Orin Snyder, Seinfeld’s lawyer, told TMZ that “Jerry has been working in good faith to get to the bottom of this matter. He has asked Fica Frio for evidence to substantiate the allegations. Fica Frio ignored Jerry and instead filed this frivolous lawsuit.”
So that’s where things stand now. But the elephant in this room is that the lawsuit does not specify what evidence indicates the car’s inauthenticity. Which is to say: What did Maxted-Page find to so definitively prove the Speedster isn’t legitimate?
Furthermore, the claim of “negligent misrepresentation” at least suggests that Seinfeld didn’t do his due diligence to verify the car’s authenticity. Hagerty auction expert Colin Comer is extremely skeptical of that fact.
“Knowing how Jerry buys cars, and the team of experts and inspectors he employs to make sure a purchase is legit, it’s hard to imagine he intentionally misrepresented a car. He wants the best, and he can afford the best, so there is no reason for him to get a car that’s at all questionable,” Comer says.
The odds of a fake car also slipping through checks and balances at a respected 356 shop like European Collectibles, as well as Gooding & Company’s own processes and pre-purchase inspections performed by other prospective buyers, aren’t high, Comer says.
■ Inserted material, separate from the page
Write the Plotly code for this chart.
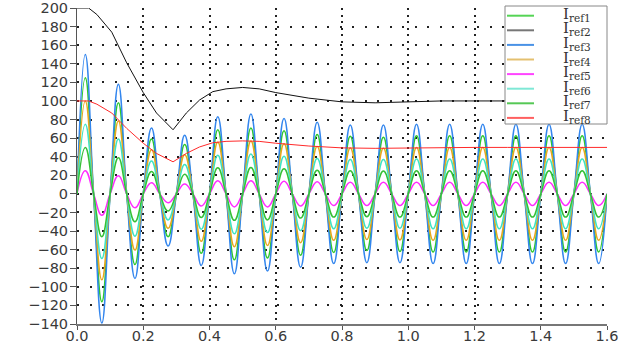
import numpy as np
import plotly.graph_objects as go

# ---------------- data ----------------
# sampling instants of the oscillating references: zero crossings and extremes (10 Hz)
t_osc = [round(0.025 * k, 3) for k in range(65)]

iref3 = [0, 150, 0, -139, 0, 118, 0, -91, 0, 71, 0, -56, 0, 63, 0, -77, 0, 83, 0, -86,
         0, 86, 0, -83, 0, 81, 0, -79, 0, 77, 0, -75, 0, 74, 0, -74, 0, 74, 0, -74,
         0, 75, 0, -75, 0, 75, 0, -75, 0, 75, 0, -75, 0, 75, 0, -75, 0, 75, 0, -75,
         0, 75, 0, -75, 0]
iref1 = [0, 125, 0, -116, 0, 98, 0, -76, 0, 59, 0, -46, 0, 53, 0, -64, 0, 69, 0, -71,
         0, 71, 0, -69, 0, 68, 0, -66, 0, 64, 0, -63, 0, 62, 0, -61, 0, 61, 0, -62,
         0, 62.5, 0, -62.5, 0, 62.5, 0, -62.5, 0, 62.5, 0, -62.5, 0, 62.5, 0, -62.5, 0, 62.5, 0, -62.5,
         0, 62.5, 0, -62.5, 0]
iref4 = [0, 100, 0, -92.5, 0, 78.5, 0, -60.5, 0, 47.5, 0, -37, 0, 42, 0, -51, 0, 55.5, 0, -57,
         0, 57, 0, -55.5, 0, 54, 0, -52.5, 0, 51, 0, -50, 0, 49.5, 0, -49, 0, 49, 0, -49.5,
         0, 50, 0, -50, 0, 50, 0, -50, 0, 50, 0, -50, 0, 50, 0, -50, 0, 50, 0, -50,
         0, 50, 0, -50, 0]
iref6 = [0, 75, 0, -69.5, 0, 59, 0, -45.5, 0, 35.5, 0, -28, 0, 31.5, 0, -38, 0, 41.5, 0, -43,
         0, 43, 0, -41.5, 0, 40.5, 0, -39.5, 0, 38, 0, -37.5, 0, 37, 0, -37, 0, 37, 0, -37,
         0, 37.5, 0, -37.5, 0, 37.5, 0, -37.5, 0, 37.5, 0, -37.5, 0, 37.5, 0, -37.5, 0, 37.5, 0, -37.5,
         0, 37.5, 0, -37.5, 0]
iref7 = [0, 50, 0, -46, 0, 39, 0, -30, 0, 24, 0, -18.5, 0, 21, 0, -25.5, 0, 28, 0, -28.5,
         0, 28.5, 0, -28, 0, 27, 0, -26, 0, 25.5, 0, -25, 0, 25, 0, -24.5, 0, 24.5, 0, -25,
         0, 25, 0, -25, 0, 25, 0, -25, 0, 25, 0, -25, 0, 25, 0, -25, 0, 25, 0, -25,
         0, 25, 0, -25, 0]
iref5 = [0, 25, 0, -23, 0, 19.5, 0, -15, 0, 12, 0, -9.5, 0, 10.5, 0, -13, 0, 14, 0, -14,
         0, 14, 0, -14, 0, 13.5, 0, -13, 0, 13, 0, -12.5, 0, 12.5, 0, -12.5, 0, 12.5, 0, -12.5,
         0, 12.5, 0, -12.5, 0, 12.5, 0, -12.5, 0, 12.5, 0, -12.5, 0, 12.5, 0, -12.5, 0, 12.5, 0, -12.5,
         0, 12.5, 0, -12.5, 0]

# slowly varying references
t_dc = [0, 0.035, 0.06, 0.085, 0.105, 0.15, 0.2, 0.24, 0.29, 0.31, 0.33, 0.37, 0.41, 0.45,
        0.5, 0.55, 0.6, 0.7, 0.8, 0.9, 1.0, 1.1, 1.2, 1.3, 1.4, 1.5, 1.6]
iref2 = [200, 200, 193, 182, 174, 141, 109, 87, 69, 78, 87, 101, 110, 113,
         114.5, 113, 109, 103, 99, 98, 99, 100, 100, 100, 100, 100, 100]
iref8 = [100, 100, 96.5, 91, 87, 70.5, 54.5, 43.5, 34.5, 39, 43.5, 50.5, 55, 56.5,
         57, 56.5, 54.5, 51.5, 49.5, 49, 49.5, 50, 50, 50, 50, 50, 50]

x_ticks = [0.0, 0.2, 0.4, 0.6, 0.8, 1.0, 1.2, 1.4, 1.6]
y_ticks = list(range(-140, 201, 20))
names = ["I<sub>ref1</sub>", "I<sub>ref2</sub>", "I<sub>ref3</sub>", "I<sub>ref4</sub>",
         "I<sub>ref5</sub>", "I<sub>ref6</sub>", "I<sub>ref7</sub>", "I<sub>ref8</sub>"]

# ---------------- styling ----------------
colors = ["#2ec82e", "#111111", "#3386ee", "#e8a61e", "#ff2cff", "#3fe3c3", "#36c036", "#ff2a2a"]
leg_colors = ["#55d455", "#777777", "#4a92e6", "#e4c070", "#ff44ff", "#7fe8d6", "#55c855", "#ff6060"]

series = [
    (t_osc, iref1, 1.5, "spline"),
    (t_dc, iref2, 1.0, "linear"),
    (t_osc, iref3, 1.5, "spline"),
    (t_osc, iref4, 1.5, "spline"),
    (t_osc, iref5, 1.5, "spline"),
    (t_osc, iref6, 1.5, "spline"),
    (t_osc, iref7, 1.5, "spline"),
    (t_dc, iref8, 1.0, "linear"),
]

fig = go.Figure()
for i, (xs, ys, w, shp) in enumerate(series):
    line = dict(color=colors[i], width=w, shape=shp)
    if shp == "spline":
        line["smoothing"] = 1.3
    fig.add_trace(go.Scatter(
        x=xs, y=ys, mode="lines", name=names[i], showlegend=False, hoverinfo="skip",
        line=line,
    ))

L, R, T, B = 77, 607, 8, 324
W, H = 643, 345
tickfont = dict(family="DejaVu Sans", size=14.5, color="#3a3a3a")

fig.update_layout(
    template="none",
    width=W, height=H,
    margin=dict(l=L, r=W - R, t=T, b=H - B, pad=0, autoexpand=False),
    paper_bgcolor="white", plot_bgcolor="white",
    showlegend=False,
    xaxis=dict(range=[0, 1.6], tickvals=x_ticks, tickformat=".1f", automargin=False,
               showgrid=True, gridcolor="#222222", gridwidth=2, griddash="2px,4.6px",
               zeroline=False, showline=True, linecolor="#777777", linewidth=1.5,
               ticks="outside", ticklen=4, tickcolor="#555555", tickfont=tickfont,
               ticklabeloverflow="allow", ticklabelstandoff=-6, mirror=False),
    yaxis=dict(range=[-140, 200], tickvals=y_ticks, automargin=False,
               showgrid=True, gridcolor="#222222", gridwidth=2, griddash="2px,10.5px",
               zeroline=False, showline=True, linecolor="#555555", linewidth=1,
               ticks="outside", ticklen=6, tickcolor="#555555", tickfont=tickfont,
               ticklabeloverflow="allow", ticklabelstandoff=-1, mirror=False),
    yaxis2=dict(range=[-140, 200], tickvals=y_ticks, overlaying="y", side="right",
                automargin=False, showgrid=False, zeroline=False, showline=True,
                linecolor="#888888", linewidth=1, ticks="inside", ticklen=3,
                tickcolor="#555555", showticklabels=False),
    xaxis2=dict(range=[0, 1.6], overlaying="x", side="top", automargin=False,
                showgrid=False, zeroline=False, showline=True, linecolor="#aaaaaa",
                linewidth=2, ticks="", showticklabels=False),
)

# ---------------- legend (drawn by hand to match compact spacing) ----------------
def px(xp):
    return (xp - L) / (R - L)

def py(yp):
    return (B - yp) / (B - T)

shapes = [dict(type="rect", xref="paper", yref="paper",
               x0=px(505), x1=px(607), y0=py(124), y1=py(6),
               line=dict(color="#888888", width=1), fillcolor="white", layer="above")]
annotations = []
for i in range(8):
    yl = 15.7 + 14.6 * i
    shapes.append(dict(type="line", xref="paper", yref="paper",
                       x0=px(507), x1=px(534), y0=py(yl), y1=py(yl),
                       line=dict(color=leg_colors[i], width=2), layer="above"))
    annotations.append(dict(xref="paper", yref="paper", x=px(562), y=py(yl + 9),
                            xanchor="left", yanchor="bottom", showarrow=False,
                            text=names[i], borderpad=0,
                            font=dict(family="DejaVu Serif", size=15, color="#333333")))
fig.update_layout(shapes=shapes, annotations=annotations)

fig.write_html("out.html", config={"displayModeBar": False, "staticPlot": True},
               post_script="document.body.style.margin='0';document.body.style.padding='0';")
Bradley Brownell weighed in on the subject over at Jalopnik, citing the extraordinary reputation of European Collectibles should be considered when evaluating the claims,
That the incident has even reached the point of legal action, Comer says, is unusual. “Typically an auction house will help smooth over with all parties any legitimate complaints over a misrepresented car,” he says. “But even though they’re responsible for the sale, they’re under no obligation to return any funds—especially if the claim is unfounded. If you ever read the terms and conditions for buying at an auction like this, if the car you buy turns into a pumpkin two days later, congratulations on your new pumpkin.”
Given Seinfeld’s extremely high profile in general, along with his expertise within the Porsche community, it seems unlikely he didn’t do his homework on this car. At the very least, one suspects that he would just keep the car were he to discover doubts about the provenance. Were the claim of inauthenticity to be proved, it would obviously be in his best interest to do the right thing, rather than have to deal with a lawsuit and a lot of bad press. Until we see the actual evidence for why Fica Frio is convinced the Speedster GS/ST is not the real deal, it’s hard to say how this will turn out.